ゾイド ジェネシス

  • 第13話「支配」
  • 第14話「脱出」
  • 第15話「離散」

種デスを見た翌日に、この番組を見ると、種デスの駄目さが引き立て役になって、余計に出来がよく、面白く見えます。
 主人公自身の体験として、ディガルドの圧政を見せるのに専念した12話と13話は、話の展開を一話分停滞させてはいますが、基礎的な事を丁寧にこなして、次の話につなげるという事をしていて、好感をもてます。
 『機動戦士Vガンダム』だと、ドラマ、ストーリー展開を進めながら、同時に敵の圧政等の背景世界の情報を自然な形で出していますが、それは、作劇能力などに自信が無いと難しい事。無理をせずに、安全な次善の方法をとるのも、よいことです。

 第14話と第15話では、1クール目の仲間がすんなり集まるなどの順調な展開から、きっと大きな窓外に当たる展開になるだろうと予想していた通り、主人公が壁にあたり、主人公チームも一時分断されるという展開ですが、予想以上に容赦ない。
 本来の目的である職人探しは、ようやくたどり着いたかと思ったら、そこで行き止まり。レジスタンスの鎮圧など、ディガルドの圧政はさらに苛烈さを見せる。
 15話では、主人公は厳しい現実への苛立ちから、無鉄砲な行動をとるが、さらに厳しい現実を突きつけられる。
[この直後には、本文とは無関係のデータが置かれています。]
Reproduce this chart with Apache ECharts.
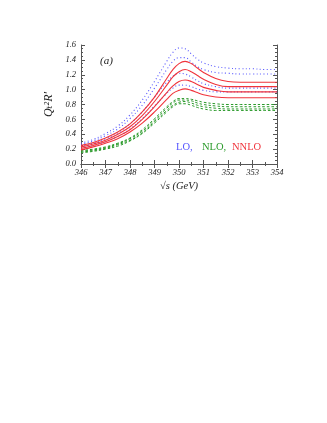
<!DOCTYPE html>
<html>
<head>
<meta charset="utf-8">
<script src="https://cdn.jsdelivr.net/npm/echarts@6/dist/echarts.min.js"></script>
<style>html,body{margin:0;padding:0;background:#fff;}#c{width:327px;height:423px;}</style>
</head>
<body>
<div id="c"></div>
<script>
// sqrt(s) in GeV
const energies = [346, 346.5, 347, 347.5, 348, 348.5, 349, 349.5, 349.75, 350, 350.25, 350.5, 350.75, 351, 351.5, 352, 352.5, 353, 353.5, 354];
// LO (blue dotted)
const lo1 = [0.28,0.33,0.41,0.51,0.66,0.86,1.11,1.38,1.50,1.56,1.55,1.48,1.41,1.36,1.31,1.29,1.28,1.28,1.27,1.27];
const lo2 = [0.26,0.31,0.38,0.47,0.61,0.79,1.02,1.27,1.38,1.43,1.43,1.37,1.31,1.27,1.23,1.22,1.21,1.21,1.21,1.21];
const lo3 = [0.23,0.28,0.34,0.42,0.54,0.70,0.90,1.10,1.18,1.22,1.21,1.17,1.12,1.08,1.04,1.02,1.02,1.02,1.02,1.02];
const lo4 = [0.21,0.25,0.30,0.37,0.47,0.61,0.78,0.95,1.02,1.06,1.06,1.04,1.01,0.99,0.97,0.97,0.97,0.97,0.97,0.97];
// NLO (green dashed)
const nlo1 = [0.18,0.20,0.23,0.28,0.35,0.46,0.61,0.77,0.84,0.88,0.88,0.87,0.85,0.83,0.81,0.80,0.80,0.80,0.80,0.80];
const nlo2 = [0.17,0.19,0.22,0.27,0.34,0.44,0.59,0.75,0.82,0.86,0.86,0.85,0.82,0.80,0.78,0.77,0.77,0.77,0.77,0.77];
const nlo3 = [0.16,0.18,0.21,0.26,0.32,0.42,0.57,0.72,0.79,0.83,0.84,0.82,0.79,0.77,0.75,0.74,0.74,0.74,0.74,0.74];
const nlo4 = [0.15,0.17,0.20,0.24,0.31,0.41,0.55,0.70,0.77,0.81,0.81,0.79,0.76,0.74,0.72,0.72,0.72,0.72,0.72,0.72];
// NNLO (red solid)
const nnlo1 = [0.25,0.29,0.35,0.43,0.54,0.70,0.90,1.15,1.27,1.35,1.38,1.35,1.29,1.23,1.15,1.11,1.10,1.10,1.10,1.10];
const nnlo2 = [0.23,0.27,0.32,0.40,0.50,0.65,0.84,1.06,1.17,1.24,1.27,1.24,1.19,1.14,1.07,1.04,1.04,1.04,1.04,1.04];
const nnlo3 = [0.21,0.25,0.30,0.37,0.46,0.60,0.77,0.96,1.05,1.11,1.13,1.11,1.07,1.03,0.99,0.97,0.97,0.97,0.97,0.97];
const nnlo4 = [0.19,0.23,0.28,0.34,0.43,0.55,0.70,0.87,0.95,0.99,1.01,0.99,0.96,0.93,0.90,0.89,0.89,0.89,0.89,0.89];

const xTicks = [346,347,348,349,350,351,352,353,354];
const yTicks = [0.0,0.2,0.4,0.6,0.8,1.0,1.2,1.4,1.6];

const BLUE = '#5555ff', GREEN = '#2a9a2a', RED = '#f0343c';
function mk(vals, color, type, width) {
  return {
    type: 'line', smooth: 0.4, symbol: 'none', silent: true,
    data: energies.map((e, i) => [e, vals[i]]),
    lineStyle: { color: color, type: type, width: width }
  };
}
const series = [
  mk(lo1, BLUE, [1, 2.5], 1.1), mk(lo2, BLUE, [1, 2.5], 1.1), mk(lo3, BLUE, [1, 2.5], 1.1), mk(lo4, BLUE, [1, 2.5], 1.1),
  mk(nlo1, GREEN, [2.5, 2], 1), mk(nlo2, GREEN, [2.5, 2], 1), mk(nlo3, GREEN, [2.5, 2], 1), mk(nlo4, GREEN, [2.5, 2], 1),
  mk(nnlo1, RED, 'solid', 1.1), mk(nnlo2, RED, 'solid', 1.1), mk(nnlo3, RED, 'solid', 1.1), mk(nnlo4, RED, 'solid', 1.1)
];

const font = '"Liberation Serif", "DejaVu Serif", serif';
const axisCommon = {
  axisLine: { show: true, lineStyle: { color: '#555', width: 1 } },
  axisTick: { show: true, inside: true, length: 4, lineStyle: { color: '#555' } },
  splitLine: { show: false }
};
const chart = echarts.init(document.getElementById('c'));
chart.setOption({
  animation: false,
  backgroundColor: '#fff',
  grid: { left: 81, right: 50, top: 45, bottom: 259, containLabel: false },
  xAxis: [
    Object.assign({
      type: 'value', min: xTicks[0], max: xTicks[xTicks.length - 1], interval: 1, position: 'bottom',
      axisLabel: { fontFamily: font, fontStyle: 'italic', fontSize: 8.5, color: '#222', margin: 4 },
      name: '√s (GeV)', nameLocation: 'middle', nameGap: 17,
      nameTextStyle: { fontFamily: font, fontStyle: 'italic', fontSize: 10.5, color: '#222' }
    }, axisCommon, { minorTick: { show: true, splitNumber: 2, length: 2, lineStyle: { color: '#555' } } }),
    Object.assign({
      type: 'value', min: xTicks[0], max: xTicks[xTicks.length - 1], interval: 1, position: 'top',
      axisLabel: { show: false }
    }, axisCommon, { minorTick: { show: true, splitNumber: 2, length: 2, lineStyle: { color: '#555' } } })
  ],
  yAxis: [
    Object.assign({
      type: 'value', min: yTicks[0], max: yTicks[yTicks.length - 1], interval: 0.2, position: 'left',
      axisLabel: { fontFamily: font, fontStyle: 'italic', fontSize: 8.5, color: '#222', margin: 5,
        formatter: v => v.toFixed(1) },
      name: 'Qₜ²R′', nameLocation: 'middle', nameGap: 21, nameRotate: 90,
      nameTextStyle: { fontFamily: font, fontStyle: 'italic', fontSize: 12, color: '#222' }
    }, axisCommon, { minorTick: { show: true, splitNumber: 4, length: 2, lineStyle: { color: '#555' } } }),
    Object.assign({
      type: 'value', min: yTicks[0], max: yTicks[yTicks.length - 1], interval: 0.2, position: 'right',
      axisLabel: { show: false }
    }, axisCommon, { minorTick: { show: true, splitNumber: 4, length: 2, lineStyle: { color: '#555' } } })
  ],
  series: series,
  graphic: [
    { type: 'text', left: 100, top: 56, style: { text: '(a)', fontFamily: font, fontStyle: 'italic', fontSize: 11, fill: '#222' } },
    { type: 'text', left: 176, top: 142, style: { text: 'LO,', fontFamily: font, fontSize: 10.5, fill: BLUE } },
    { type: 'text', left: 202, top: 142, style: { text: 'NLO,', fontFamily: font, fontSize: 10.5, fill: GREEN } },
    { type: 'text', left: 232, top: 142, style: { text: 'NNLO', fontFamily: font, fontSize: 10.5, fill: RED } }
  ]
});
</script>
</body>
</html>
主人公一行を攻撃するゲオルグたちも、主人公たちの戦力を正当に評価し、ちゃとした戦術判断の上であえてムリな戦力集中をして(種デスなら四次元ポケットから戦力が出てくるのに、そんなことも全然無い)、的確に数の優位を生かして攻撃をするなど、戦術的描写もちゃんとしている。
 ラスト数分の、険しい道を一人、ムラサメライガーで進むルージの姿は、孤独感と、それを乗り越えて、一皮剥けようとしている姿の描写でしょうか。